Basically, under normal circumstances, if the average wage for a particular job increases, then more people want to do it. Fairly obvious - the government increases teachers' salaries, so more people become teachers.
However, the theory, which is supported by empirical evidence, states that sometimes increasing wages can reduce the supply of labour.
To explain this effect, first consider this - free time can be considered "a good", just like a television or a car can be considered to be "a good", since just as a television or a car costs us money, so having lots of free time costs us money: we could be taking on another job in that time. Thus, leisure time can be considered something we "buy" by not working where otherwise we might be able to.

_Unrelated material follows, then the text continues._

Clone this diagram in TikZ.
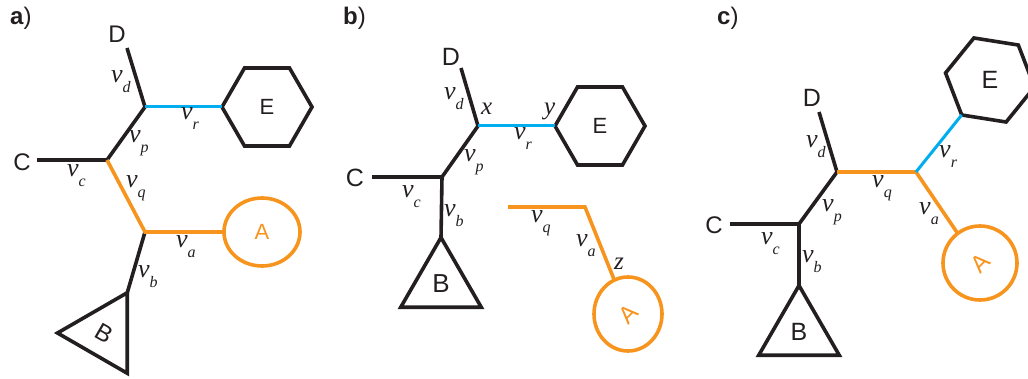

Now, if per-hour wages are increasing, once employees can cover their basic needs (like mortgages, food and drink, etc.) they might start to buy more luxurious goods, like a car, a foreign holidays, etc.. But what then? People always want more possessions, sure, but eventually, if their per-hour wage continues to increase, they will use their additional income to "buy" more leisure time, i.e., work less. Thanks to the hike in wages, they can maintain their standard of living, and the value of further leisure time exceeds the value of the further goods they would be able to buy if they worked for the same amount of time at this new higher rate (and thus earned more money).